文献詳細
増大特集 細胞シグナル操作法
Ⅰ.分子からみたシグナル操作法 4.その他
核内受容体
著者: 堀江公仁子1 井上聡2
所属機関: 1埼玉医科大学ゲノム医学研究センター遺伝子情報制御部門 2東京大学医学部附属病院22世紀医療センター抗加齢医学講座
ページ範囲:P.460 - P.461
文献概要
核内受容体のうち,ステロイドホルモン受容体サブファミリーはホモ二量体を形成し,多くの受容体はレチノイドX受容体RXR(retinoid X receptor)とヘテロ二量体を形成し,一部は一量体のまま,DNA上の各受容体特異的な応答配列に結合する。

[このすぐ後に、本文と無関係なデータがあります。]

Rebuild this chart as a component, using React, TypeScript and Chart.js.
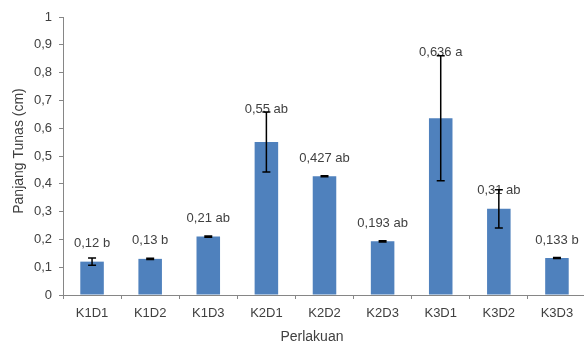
import React, { useEffect, useRef } from 'react';
import { Chart, registerables } from 'chart.js';

Chart.register(...registerables);

const categories = ['K1D1', 'K1D2', 'K1D3', 'K2D1', 'K2D2', 'K2D3', 'K3D1', 'K3D2', 'K3D3'];
const values = [0.12, 0.13, 0.21, 0.55, 0.427, 0.193, 0.636, 0.31, 0.133];
const errors = [0.013, 0.002, 0.002, 0.108, 0.002, 0.002, 0.225, 0.069, 0.002];
const valueLabels = ['0,12 b', '0,13 b', '0,21 ab', '0,55 ab', '0,427 ab', '0,193 ab', '0,636 a', '0,31 ab', '0,133 b'];
const yTickLabels = ['0', '0,1', '0,2', '0,3', '0,4', '0,5', '0,6', '0,7', '0,8', '0,9', '1'];
const xTitle = 'Perlakuan';
const yTitle = 'Panjang Tunas (cm)';

const FONT = "'Liberation Sans', Arial, sans-serif";
const TEXT = '#404040';
const AXIS = '#868686';
const BAR = '#4F81BD';

const overlayPlugin = {
  id: 'overlay',
  afterDatasetsDraw(chart: any) {
    const ctx = chart.ctx;
    const meta = chart.getDatasetMeta(0);
    const y = chart.scales.y;
    const area = chart.chartArea;
    ctx.save();
    // value labels
    ctx.font = `13px ${FONT}`;
    ctx.fillStyle = TEXT;
    ctx.textAlign = 'center';
    ctx.textBaseline = 'middle';
    meta.data.forEach((bar: any, i: number) => {
      const hi = y.getPixelForValue(values[i] + errors[i]);
      const ly = errors[i] > 0.1 ? hi - 3 : bar.y - 18;
      ctx.fillText(valueLabels[i], bar.x, ly);
    });
    // error bars
    ctx.strokeStyle = '#000000';
    ctx.lineWidth = 1.5;
    meta.data.forEach((bar: any, i: number) => {
      const hi = y.getPixelForValue(values[i] + errors[i]);
      const lo = y.getPixelForValue(values[i] - errors[i]);
      ctx.beginPath();
      ctx.moveTo(bar.x, hi);
      ctx.lineTo(bar.x, lo);
      ctx.moveTo(bar.x - 4, hi);
      ctx.lineTo(bar.x + 4, hi);
      ctx.moveTo(bar.x - 4, lo);
      ctx.lineTo(bar.x + 4, lo);
      ctx.stroke();
    });
    // axis titles
    ctx.fillStyle = TEXT;
    ctx.font = `14px ${FONT}`;
    ctx.textAlign = 'center';
    ctx.textBaseline = 'middle';
    ctx.fillText(xTitle, area.left + (area.right - area.left) * 0.476, chart.height - 7);
    ctx.translate(area.left - 44, (area.top + area.bottom) / 2 - 5);
    ctx.rotate(-Math.PI / 2);
    ctx.fillText(yTitle, 0, 0);
    ctx.restore();
  },
};

export default function App() {
  const ref = useRef<HTMLCanvasElement | null>(null);
  useEffect(() => {
    if (!ref.current) return;
    const chart = new Chart(ref.current, {
      type: 'bar',
      data: {
        labels: categories,
        datasets: [
          {
            data: values,
            backgroundColor: BAR,
            borderWidth: 0,
            barPercentage: 0.405,
            categoryPercentage: 1,
          },
        ],
      },
      options: {
        animation: false,
        responsive: false,
        maintainAspectRatio: false,
        layout: { padding: { top: 17, left: 0, right: 4, bottom: 0 } },
        plugins: { legend: { display: false }, tooltip: { enabled: false } },
        scales: {
          x: {
            grid: { drawOnChartArea: false, drawTicks: true, tickLength: 4, color: AXIS, offset: true },
            border: { color: AXIS, width: 1 },
            ticks: { color: TEXT, font: { family: FONT, size: 13 }, padding: 7, maxRotation: 0, autoSkip: false },
            afterFit: (s: any) => {
              s.height = 49;
            },
          },
          y: {
            min: 0,
            max: 1,
            grid: { drawOnChartArea: false, drawTicks: true, tickLength: 4, color: AXIS },
            border: { color: AXIS, width: 1 },
            ticks: {
              stepSize: 0.1,
              color: TEXT,
              font: { family: FONT, size: 13 },
              padding: 7,
              callback: (_v: any, i: number) => yTickLabels[i],
            },
            afterFit: (s: any) => {
              s.width = 63;
            },
          },
        },
      },
      plugins: [overlayPlugin],
    });
    return () => chart.destroy();
  }, []);
  return (
    <div style={{ position: 'absolute', left: 0, top: 0, width: 584, height: 344, overflow: 'hidden', background: '#fff' }}>
      <canvas ref={ref} width={590} height={344} style={{ display: 'block', width: 590, height: 344 }} />
    </div>
  );
}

ステロイドホルモン受容体のうち,エストロゲン受容体は独自の回文型応答配列に,それ以外の受容体については共通の回文型応答配列に結合して転写活性化を起こす。RXRとヘテロ二量体を形成する受容体サブファミリーには,レチノイン酸受容体(retinoic acid receptor;RAR),甲状腺ホルモン受容体,ペルオキシソーム増殖因子活性化受容体(peroxisome proliferator-activated receptor;PPAR)やビタミンD受容体(vitamin D receptor;VDR),肝X受容体(liver X receptor;LXR),ファルネソイド受容体(farnesoid X receptor;FXR)などがあり,ハーフサイトが同方向に並ぶ直列型応答配列に結合する。内因性リガンドが明らかでない核内受容体はオーファン受容体と呼ばれる。
核内受容体は性分化や発生・再生,代謝生理的作用のみならず,癌や内分泌・代謝疾患などの病態においても重要な病理的作用をもたらしており,標的遺伝子と共に疾患における創薬の標的分子になっている。